The doctrine applies when “the fact or issue (1) was actually and directly litigated in
the prior action and (2) was passed upon and determined by a court of competent
jurisdiction and (3) when the party against whom collateral estoppel is asserted was a
party in privity with the party to the prior action.” (Cleaned up.) AJZ’s Hauling at ¶ 16.
Ohio courts apply this doctrine to both factual and legal issues. See 63 Ohio Jur.3d,
Judgments, § 364 (2024); see also Scholler v. Scholler, 10 Ohio St.3d 98, 105 (1984),
quoting Trautwein v. Sorgenfrei, 58 Ohio St.2d 493 (1979), syllabus (“A point of law
or a fact which was actually and directly in issue in the former action, and was there
passed upon and determined by a court of competent jurisdiction, may not be drawn
in question in a subsequent action . . . .”).

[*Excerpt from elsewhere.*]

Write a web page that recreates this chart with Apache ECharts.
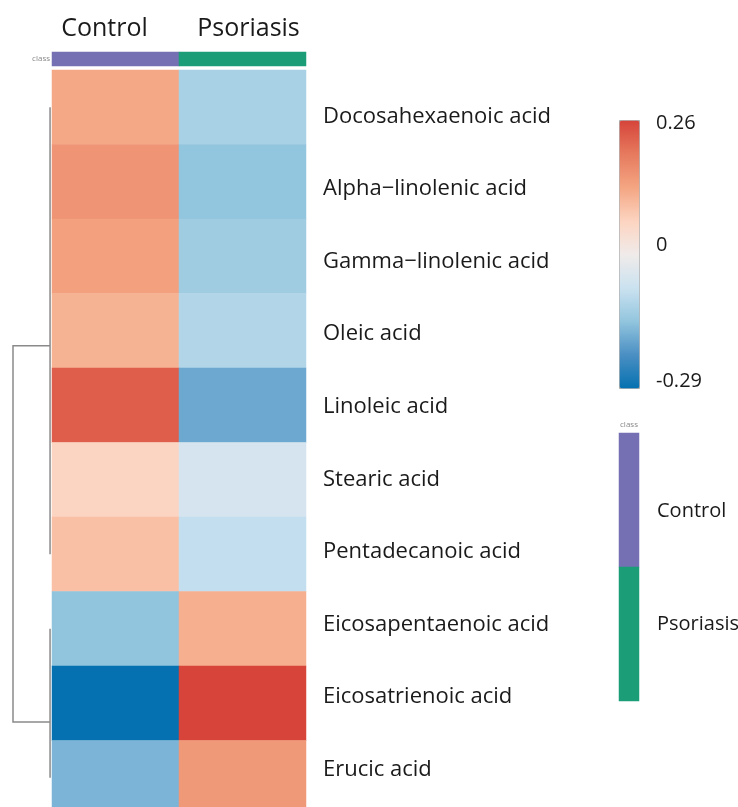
<!DOCTYPE html>
<html>
<head>
<meta charset="utf-8">
<script src="https://cdn.jsdelivr.net/npm/echarts@6/dist/echarts.min.js"></script>
<style>
  html, body { margin: 0; background: #fff; }
  #chart { width: 738px; height: 807px; }
</style>
</head>
<body>
<div id="chart"></div>
<script>
// rows of the heatmap (top to bottom)
const acids = [
  'Docosahexaenoic acid', 'Alpha−linolenic acid', 'Gamma−linolenic acid', 'Oleic acid',
  'Linoleic acid', 'Stearic acid', 'Pentadecanoic acid', 'Eicosapentaenoic acid',
  'Eicosatrienoic acid', 'Erucic acid'
];
const groups = ['Control', 'Psoriasis'];
const controlValues = [0.118, 0.149, 0.130, 0.102, 0.227, 0.050, 0.083, -0.153, -0.290, -0.174];
const psoriasisValues = [-0.125, -0.152, -0.136, -0.114, -0.189, -0.065, -0.093, 0.108, 0.260, 0.141];
const colorTicks = [0.26, 0, -0.29];
const classColors = ['#7570b3', '#1b9e77'];
// dendrogram branches: [height, row position]
const dendroBranches = [
  [[0.05, 0], [0.05, 6]],
  [[0.05, 7], [0.05, 9]],
  [[0.05, 3.2], [1, 3.2], [1, 8.25], [0.05, 8.25]]
];

const vMin = -0.29, vMax = 0.26;
const ramp = ['#0571b0', '#4a8fc3', '#92c5de', '#cbe2f0', '#f0ebea', '#fcd4c0', '#f4a582', '#e67a5e', '#d6443a'];
const font = 'Open Sans';
const txt = '#1a1a1a';

const heatData = [];
acids.forEach((a, i) => {
  heatData.push([0, i, controlValues[i]]);
  heatData.push([1, i, psoriasisValues[i]]);
});
const classTop = groups.map((g, i) => [i, 0, i]);
const classSide = groups.map((g, i) => [0, i, i]);

// colour legend geometry
const barTop = 120, barH = 268;
const tickY = v => 124 + (vMax - v) / (vMax - vMin) * 258;

const chart = echarts.init(document.getElementById('chart'));
chart.setOption({
  backgroundColor: '#fff',
  animation: false,
  textStyle: { fontFamily: font },
  grid: [
    { left: 52, top: 70, width: 254, height: 745, outerBoundsMode: 'none' },   // heatmap
    { left: 52, top: 52, width: 254, height: 14, outerBoundsMode: 'none' },    // class bar
    { left: 13, top: 70, width: 39, height: 745, outerBoundsMode: 'none' },    // dendrogram
    { left: 619, top: 433, width: 20, height: 268, outerBoundsMode: 'none' },  // class legend
    { left: 52, top: 80, width: 254, height: 726, outerBoundsMode: 'none' }    // row labels
  ],
  xAxis: [
    { gridIndex: 0, type: 'category', data: groups, show: false },
    {
      gridIndex: 1, type: 'category', data: groups, position: 'top',
      axisLine: { show: false }, axisTick: { show: false },
      axisLabel: {
        interval: 0, margin: 11, fontSize: 25, color: txt, fontFamily: font,
        formatter: v => v === 'Control' ? '{c|' + v + '}' : '{p|' + v + '}',
        rich: {
          c: { fontSize: 25, color: txt, fontFamily: font, padding: [0, 22, 0, 0] },
          p: { fontSize: 25, color: txt, fontFamily: font, padding: [0, 0, 0, 12] }
        }
      }
    },
    { gridIndex: 2, type: 'value', min: 0, max: 1, inverse: true, show: false },
    {
      gridIndex: 3, type: 'category', data: ['class'], position: 'top',
      axisLine: { show: false }, axisTick: { show: false },
      axisLabel: { margin: 4, fontSize: 8, color: '#888' }
    },
    { gridIndex: 4, type: 'value', show: false }
  ],
  yAxis: [
    { gridIndex: 0, type: 'category', data: acids, inverse: true, show: false },
    {
      gridIndex: 1, type: 'category', data: ['class'], position: 'left',
      axisLine: { show: false }, axisTick: { show: false },
      axisLabel: { margin: 2, fontSize: 8, color: '#888' }
    },
    { gridIndex: 2, type: 'value', min: -0.5, max: 9.5, inverse: true, show: false },
    {
      gridIndex: 3, type: 'category', data: groups, inverse: true, position: 'right',
      axisLine: { show: false }, axisTick: { show: false },
      axisLabel: {
        interval: 0, margin: 18, fontSize: 20, color: txt,
        formatter: v => v === 'Control' ? '{c|' + v + '}' : '{p|' + v + '}',
        rich: {
          c: { fontSize: 20, color: txt, fontFamily: font, padding: [22, 0, 0, 0] },
          p: { fontSize: 20, color: txt, fontFamily: font, padding: [0, 0, 20, 0] }
        }
      }
    },
    {
      gridIndex: 4, type: 'category', data: acids, inverse: true, position: 'right',
      axisLine: { show: false }, axisTick: { show: false }, splitLine: { show: false },
      axisLabel: { interval: 0, margin: 17, fontSize: 22, color: txt, align: 'left' }
    }
  ],
  visualMap: [
    {
      type: 'continuous', seriesIndex: 0, dimension: 2, min: vMin, max: vMax,
      left: 619, top: barTop, itemWidth: 20, itemHeight: barH,
      calculable: false, padding: 0, borderColor: '#aaa', borderWidth: 1,
      inRange: { color: ramp }
    },
    {
      type: 'piecewise', show: false, seriesIndex: [1, 3], dimension: 2,
      pieces: [{ value: 0, color: classColors[0] }, { value: 1, color: classColors[1] }]
    }
  ],
  graphic: colorTicks.map(v => ({
    type: 'text', left: 656, top: tickY(v) - 11,
    style: { text: String(v), fontSize: 20, fontFamily: font, fill: txt }
  })),
  series: [
    { type: 'heatmap', xAxisIndex: 0, yAxisIndex: 0, data: heatData, silent: true },
    { type: 'heatmap', xAxisIndex: 1, yAxisIndex: 1, data: classTop, silent: true },
    {
      type: 'lines', coordinateSystem: 'cartesian2d', xAxisIndex: 2, yAxisIndex: 2,
      polyline: true, silent: true,
      lineStyle: { color: '#8a8a8a', width: 1.5, opacity: 1 },
      data: dendroBranches.map(c => ({ coords: c }))
    },
    { type: 'heatmap', xAxisIndex: 3, yAxisIndex: 3, data: classSide, silent: true }
  ]
});
</script>
</body>
</html>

8 OHIO FIRST DISTRICT COURT OF APPEALS
{¶22} In this case, neither party disputes that MPB and Inverness were parties
to the prior federal litigation concerning these sewer approvals, nor that the federal
courts were courts of competent jurisdiction. Rather, they disagree on whether issues
involved in the present case were “actually and directly litigated in the prior action.”

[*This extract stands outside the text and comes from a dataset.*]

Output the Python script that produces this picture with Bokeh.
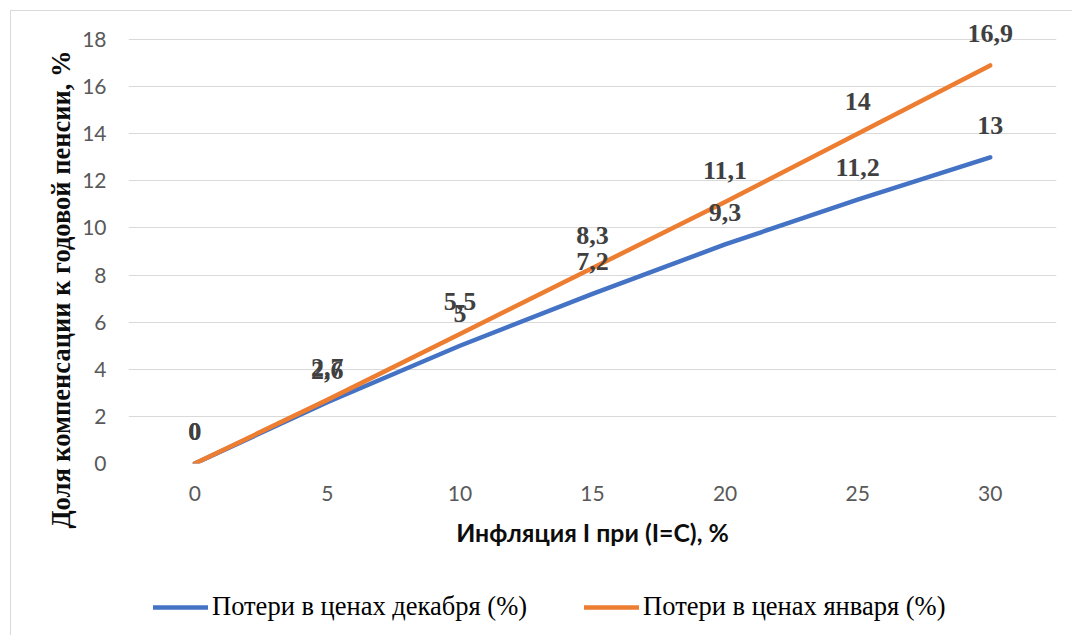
from bokeh.plotting import figure
from bokeh.layouts import column
from bokeh.models import (FactorRange, Range1d, FixedTicker, Legend, LegendItem,
                          Title, ColumnDataSource)
from bokeh.core.properties import value
from bokeh.embed import file_html
from bokeh.resources import INLINE

# ---- data ----
x_labels = ["0", "5", "10", "15", "20", "25", "30"]
dec_values = [0, 2.6, 5, 7.2, 9.3, 11.2, 13]
jan_values = [0, 2.7, 5.5, 8.3, 11.1, 14, 16.9]
y_ticks = [0, 2, 4, 6, 8, 10, 12, 14, 16, 18]
series_names = ["Потери в ценах декабря (%)", "Потери в ценах января (%)"]
series_colors = ["#4472C4", "#ED7D31"]
x_title = "Инфляция I при (I=C), %"
y_title = "Доля компенсации к годовой пенсии, %"


def fmt(v):
    return f"{v:g}".replace(".", ",")


src = ColumnDataSource(dict(
    x=x_labels,
    dec=dec_values,
    jan=jan_values,
    dec_lbl=[fmt(v) for v in dec_values],
    jan_lbl=[fmt(v) for v in jan_values],
))

# ---------------- main chart ----------------
MW, MH = 1061, 560
p_main = figure(width=MW, height=MH,
                x_range=FactorRange(factors=x_labels, range_padding=0),
                y_range=Range1d(0, 19.146),
                output_backend="svg", toolbar_location=None,
                min_border_left=117, min_border_right=16,
                min_border_top=1, min_border_bottom=108)
p_main.outline_line_color = None
p_main.background_fill_color = "white"
p_main.border_fill_color = "white"

xa = p_main.xaxis
xa.axis_line_color = None
xa.major_tick_line_color = None
xa.minor_tick_line_color = None
xa.major_tick_out = 0
xa.major_tick_in = 0
xa.major_label_text_font = "Lato"
xa.major_label_text_font_size = "21px"
xa.major_label_text_color = "#595959"
xa.major_label_standoff = 22
xa.axis_label = x_title
xa.axis_label_text_font = "Lato"
xa.axis_label_text_font_style = "bold"
xa.axis_label_text_font_size = "24.8px"
xa.axis_label_text_color = "#0d0d0d"
xa.axis_label_standoff = 14

ya = p_main.yaxis
ya.ticker = FixedTicker(ticks=y_ticks)
ya.axis_line_color = None
ya.major_tick_line_color = None
ya.minor_tick_line_color = None
ya.major_tick_out = 0
ya.major_tick_in = 0
ya.major_label_text_font = "Lato"
ya.major_label_text_font_size = "21px"
ya.major_label_text_color = "#595959"
ya.major_label_standoff = 22

p_main.xgrid.visible = False
p_main.ygrid.ticker = FixedTicker(ticks=y_ticks)
p_main.ygrid.grid_line_color = "#d9d9d9"
p_main.ygrid.grid_line_width = 1

p_main.line(x="x", y="dec", source=src, line_color=series_colors[0], line_width=4.5,
            line_cap="round", line_join="round")
p_main.line(x="x", y="jan", source=src, line_color=series_colors[1], line_width=4.5,
            line_cap="round", line_join="round")

for col in ["dec_lbl", "jan_lbl"]:
    ycol = col.split("_")[0]
    p_main.text(x="x", y=ycol, text=col, source=src,
                text_font=value("Liberation Serif"), text_font_style="bold",
                text_font_size="26px", text_color="#404040",
                text_align="center", text_baseline="middle", y_offset=-32)

# y-axis title as a side-panel title (shifted along the axis like the original)
p_main.add_layout(Title(text=y_title, align="right", offset=38,
                        text_font="Liberation Serif", text_font_style="bold",
                        text_font_size="26.5px", text_color="#0d0d0d",
                        vertical_align="middle", standoff=6), "left")

# ---------------- legend strip (frame is aligned with the main frame) ----------------
LW, LH = 1061, 64
p_lg = figure(width=LW, height=LH, x_range=Range1d(0, 1), y_range=Range1d(0, 1),
              output_backend="svg", toolbar_location=None,
              x_axis_type=None, y_axis_type=None,
              min_border=0, min_border_left=0, min_border_right=0,
              min_border_top=0, min_border_bottom=0)
p_lg.outline_line_color = None
p_lg.grid.visible = False
nan = float("nan")
lg_r = [p_lg.line(x=[nan], y=[nan], line_color=c, line_width=4.5, line_cap="round")
        for c in series_colors]
legend = Legend(items=[LegendItem(label=n, renderers=[r]) for n, r in zip(series_names, lg_r)],
                orientation="horizontal", location=(25, 13),
                label_text_font="Liberation Serif", label_text_font_size="26.5px",
                label_text_color="#000000",
                glyph_width=55, glyph_height=30, label_height=30,
                label_standoff=4, spacing=57, padding=0, margin=0,
                border_line_color=None, background_fill_alpha=0)
p_lg.add_layout(legend, "center")

p = column(p_main, p_lg, spacing=0)
p.margin = (10, 0, 0, 10)
p.styles = {"border-left": "1px solid #d9d9d9", "border-top": "1px solid #d9d9d9"}

open("out.html", "w").write(file_html(p, INLINE))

See id. Inverness contends that the court of common pleas passed judgment on an
issue already resolved by the federal district court: whether the County’s regulatory
actions were “arbitrary” and/or “capricious.” Compare MPB I, 2021 U.S. Dist. LEXIS
34162, at *13 (“Greene County has not acted in an arbitrary or capricious
manner . . . .”), with Decision & Judgment Entry, Mt. Pleasant Blacktopping, Co., Inc.
v. Inverness Group, Inc. (“MPB III”), Hamilton C.P. No. A-2102231, 1 (Feb. 2, 2024)
(“Greene County acted in a manner that was arbitrary, capricious, and
unreasonable.”).
{¶23} MPB counters that the federal courts expressly declined to rule on state-
law issues, including MPB’s request for a construction of the regulation and
Inverness’s breach-of-contract counterclaim. Further, MPB says, the constitutional
claims actually addressed by the federal courts concerned the application of peculiar
constitutional standards. Therefore, while the decisions may have shared language,
they used that language to describe entirely distinct issues.
{¶24} The court below rejected the application of collateral estoppel here and
denied Inverness’s motion for summary judgment. We agree that this was the correct
result, but for a different reason than that given by the trial court.
{¶25} First, the trial court suggested that collateral estoppel did not apply
because it possessed “concurrent jurisdiction” with the federal court over the claims.
But relative jurisdictional reach has no bearing on the estoppel question in this case.
Ohio preclusion law estops the relitigation of issues properly determined in earlier
9 OHIO FIRST DISTRICT COURT OF APPEALS
proceedings, so long as the prior tribunal was a court of competent jurisdiction, which,
of course, includes a federal court. See Monahan v. Eagle Picher Indus., Inc., 21 Ohio
App.3d 179, 181 (1st Dist. 1984) (holding that collateral estoppel applies where
“identical issues raised by a plaintiff’s state court complaint have been previously
litigated in federal court”).
{¶26} Second, the court below relied upon the federal district court’s
clarification that, “in denying [MPB’s] motion for summary judgment on its claims
against Inverness, the Court did not make any findings on the merits of (or standards
applicable to) [MPB’s] state-law claims against Inverness.” Order Granting Motion to
Clarify [Doc #138] at PageID 3971, Mt. Pleasant Blacktopping Co. v. Greene Cty., S.D.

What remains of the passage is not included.